In our quest to stay in shape and keep our hearts healthy, we often struggle to choose exercise that our bodies can physically support. If you have back issues, running or jogging are probably off the table. What can you do to break a sweat but not your back?
“Exercise can be one of the best and most effective ways to help people manage and even prevent future back pain,” says Kristin Schulz, a physical therapist with Sharp Grossmont Hospital. “Fortunately, there are a variety of low-impact exercise programs and equipment to help people with back issues remain active and in shape.”
Incorporating a strengthening program targeting core muscles further prepares your back for the following four cardio workouts.

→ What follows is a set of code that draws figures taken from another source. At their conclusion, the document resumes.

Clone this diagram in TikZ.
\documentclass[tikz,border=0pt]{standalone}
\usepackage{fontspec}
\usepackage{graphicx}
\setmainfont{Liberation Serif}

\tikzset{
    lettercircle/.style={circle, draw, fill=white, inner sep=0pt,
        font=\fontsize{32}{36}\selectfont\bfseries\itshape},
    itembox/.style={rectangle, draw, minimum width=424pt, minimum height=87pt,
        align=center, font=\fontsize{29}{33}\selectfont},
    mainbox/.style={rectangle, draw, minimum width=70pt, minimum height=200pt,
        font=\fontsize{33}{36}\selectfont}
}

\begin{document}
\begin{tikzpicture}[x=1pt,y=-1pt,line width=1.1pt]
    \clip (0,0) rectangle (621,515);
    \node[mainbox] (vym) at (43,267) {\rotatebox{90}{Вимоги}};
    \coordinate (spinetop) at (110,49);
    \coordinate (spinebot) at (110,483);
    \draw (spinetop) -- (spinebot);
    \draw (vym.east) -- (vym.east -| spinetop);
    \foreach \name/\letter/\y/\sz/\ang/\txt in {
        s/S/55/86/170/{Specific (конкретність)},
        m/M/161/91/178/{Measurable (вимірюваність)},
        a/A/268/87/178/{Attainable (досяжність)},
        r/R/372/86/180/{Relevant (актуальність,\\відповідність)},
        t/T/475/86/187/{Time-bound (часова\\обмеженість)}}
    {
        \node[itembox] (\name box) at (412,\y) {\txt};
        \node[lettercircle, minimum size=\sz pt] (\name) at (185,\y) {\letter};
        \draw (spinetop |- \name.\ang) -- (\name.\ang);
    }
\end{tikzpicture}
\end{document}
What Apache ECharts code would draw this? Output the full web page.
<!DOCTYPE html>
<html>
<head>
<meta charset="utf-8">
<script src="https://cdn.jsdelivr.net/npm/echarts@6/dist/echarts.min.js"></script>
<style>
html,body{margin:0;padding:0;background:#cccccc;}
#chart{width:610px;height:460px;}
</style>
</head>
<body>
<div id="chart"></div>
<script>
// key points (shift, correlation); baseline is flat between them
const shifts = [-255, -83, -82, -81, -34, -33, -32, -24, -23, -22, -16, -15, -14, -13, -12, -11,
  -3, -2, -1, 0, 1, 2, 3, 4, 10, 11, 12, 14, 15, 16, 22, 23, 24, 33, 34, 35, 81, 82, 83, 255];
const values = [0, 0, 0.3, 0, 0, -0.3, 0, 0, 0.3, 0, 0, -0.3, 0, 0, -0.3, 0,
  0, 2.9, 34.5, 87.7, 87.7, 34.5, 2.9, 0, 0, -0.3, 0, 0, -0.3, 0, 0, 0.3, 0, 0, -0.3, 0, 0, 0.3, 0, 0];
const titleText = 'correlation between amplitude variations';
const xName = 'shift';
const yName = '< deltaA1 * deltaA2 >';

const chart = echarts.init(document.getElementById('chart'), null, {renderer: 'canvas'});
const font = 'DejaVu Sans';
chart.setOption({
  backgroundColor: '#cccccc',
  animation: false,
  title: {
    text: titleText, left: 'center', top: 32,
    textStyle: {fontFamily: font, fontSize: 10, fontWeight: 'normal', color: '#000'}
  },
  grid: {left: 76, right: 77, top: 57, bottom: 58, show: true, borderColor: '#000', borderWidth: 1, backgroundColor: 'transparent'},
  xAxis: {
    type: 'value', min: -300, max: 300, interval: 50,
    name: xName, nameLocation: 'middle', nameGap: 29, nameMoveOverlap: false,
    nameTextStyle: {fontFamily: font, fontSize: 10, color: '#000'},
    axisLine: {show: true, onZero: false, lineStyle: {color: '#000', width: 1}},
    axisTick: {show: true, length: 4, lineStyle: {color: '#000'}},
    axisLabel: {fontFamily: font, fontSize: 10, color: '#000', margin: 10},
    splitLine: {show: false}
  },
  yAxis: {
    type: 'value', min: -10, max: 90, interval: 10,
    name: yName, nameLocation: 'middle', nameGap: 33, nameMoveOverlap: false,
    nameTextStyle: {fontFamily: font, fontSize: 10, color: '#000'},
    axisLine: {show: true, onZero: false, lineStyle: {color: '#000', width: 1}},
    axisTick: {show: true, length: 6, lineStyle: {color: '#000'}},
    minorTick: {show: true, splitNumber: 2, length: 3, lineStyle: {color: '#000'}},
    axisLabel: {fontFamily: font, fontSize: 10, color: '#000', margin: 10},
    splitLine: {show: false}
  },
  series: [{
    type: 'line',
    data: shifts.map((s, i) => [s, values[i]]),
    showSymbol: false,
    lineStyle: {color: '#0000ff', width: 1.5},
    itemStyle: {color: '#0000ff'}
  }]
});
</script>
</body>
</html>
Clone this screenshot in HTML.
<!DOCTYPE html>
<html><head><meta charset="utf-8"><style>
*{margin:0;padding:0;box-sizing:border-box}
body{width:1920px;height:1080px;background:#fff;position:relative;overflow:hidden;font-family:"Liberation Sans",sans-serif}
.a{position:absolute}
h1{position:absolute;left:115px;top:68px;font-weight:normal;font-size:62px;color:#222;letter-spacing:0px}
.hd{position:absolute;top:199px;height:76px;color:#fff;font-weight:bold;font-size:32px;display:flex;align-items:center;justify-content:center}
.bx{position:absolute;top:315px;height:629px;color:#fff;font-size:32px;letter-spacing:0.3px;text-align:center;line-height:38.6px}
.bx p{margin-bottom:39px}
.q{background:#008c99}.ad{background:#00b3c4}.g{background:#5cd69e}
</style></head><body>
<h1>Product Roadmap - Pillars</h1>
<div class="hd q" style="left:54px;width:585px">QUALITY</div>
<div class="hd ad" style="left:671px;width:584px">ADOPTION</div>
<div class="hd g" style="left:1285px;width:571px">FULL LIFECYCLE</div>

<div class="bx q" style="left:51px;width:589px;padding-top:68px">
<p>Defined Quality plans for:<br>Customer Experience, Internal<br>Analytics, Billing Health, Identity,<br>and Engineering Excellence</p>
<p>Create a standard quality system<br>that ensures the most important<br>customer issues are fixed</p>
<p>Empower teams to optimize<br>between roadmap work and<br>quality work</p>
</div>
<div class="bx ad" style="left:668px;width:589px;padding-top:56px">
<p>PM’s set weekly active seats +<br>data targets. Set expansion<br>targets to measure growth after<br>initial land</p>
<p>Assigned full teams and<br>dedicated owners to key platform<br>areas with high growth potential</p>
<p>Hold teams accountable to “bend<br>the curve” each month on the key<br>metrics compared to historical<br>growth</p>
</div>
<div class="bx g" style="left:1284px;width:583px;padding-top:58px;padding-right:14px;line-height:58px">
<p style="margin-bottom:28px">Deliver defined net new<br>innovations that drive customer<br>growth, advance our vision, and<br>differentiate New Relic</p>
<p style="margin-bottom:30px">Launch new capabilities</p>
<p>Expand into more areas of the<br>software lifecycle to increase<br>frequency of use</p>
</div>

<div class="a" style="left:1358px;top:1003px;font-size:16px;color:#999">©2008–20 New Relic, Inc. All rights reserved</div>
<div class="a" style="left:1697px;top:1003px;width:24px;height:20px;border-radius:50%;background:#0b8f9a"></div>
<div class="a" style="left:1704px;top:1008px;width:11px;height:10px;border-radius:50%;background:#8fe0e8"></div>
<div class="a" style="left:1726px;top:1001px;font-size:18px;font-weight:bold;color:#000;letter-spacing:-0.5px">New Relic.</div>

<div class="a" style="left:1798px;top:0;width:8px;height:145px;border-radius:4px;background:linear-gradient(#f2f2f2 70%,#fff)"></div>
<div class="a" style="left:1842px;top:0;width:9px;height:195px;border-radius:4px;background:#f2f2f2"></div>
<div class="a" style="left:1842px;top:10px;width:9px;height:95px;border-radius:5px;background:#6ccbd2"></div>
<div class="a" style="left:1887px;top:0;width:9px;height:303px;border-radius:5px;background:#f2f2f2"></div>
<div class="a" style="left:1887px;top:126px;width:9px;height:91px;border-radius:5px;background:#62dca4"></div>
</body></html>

Spinning on an indoor bike or cycling outdoors are great high-intensity cardio options for people with back pain. Adjust your bike to fit your body’s needs, maintain good posture and keep your abdominals engaged. Listen to your back to determine how far to lean over, and avoid rocking your hips or shrugging your shoulders while cycling. To ease into a cycling workout, a stationary recumbent bicycle provides more back support and a less intense workout, and helps you work up your way to spinning or cycling.
- Aquatic exercise
For individuals with more severe back pain, aquatic exercise can have tremendous benefits. The unique properties of the water allow for minimal stress on the joints and the spine. Aqua jogging — running with your legs underwater — can be highly effective for a higher-level workout, as well as pain relief. If you prefer swimming, freestyle and backstroke are typically the safest strokes, as they prevent your back from arching as much as butterfly and breaststroke.
- Walking outside or on a treadmill
Schulz says you can still achieve a great workout using a treadmill or walking outside. “One way to maximize either workout is to add interval training,” she says. “Adding a brisk walk for as little as 10 to 30 seconds at a time, then recovering at a regular pace can have great results.” On the treadmill, she recommends slowly increasing the incline setting, as accommodating the uphill movement can be tough on back pain.
- Elliptical trainer
One option that may or may not be good for you — depending on your specific back issue — is the elliptical trainer. Although low-impact, the machine typically leads to bending at the waist further than when walking. This may, for example, exacerbate a herniated disc through increased spinal flexion.
As with any injury or condition, Schulz strongly advises a consultation with a doctor or physical therapist to determine the best workout for you. “Also, let your pain be your guide,” she says. “You may not need to stop the activity forever, but modify or build up slowly to let your back adapt.”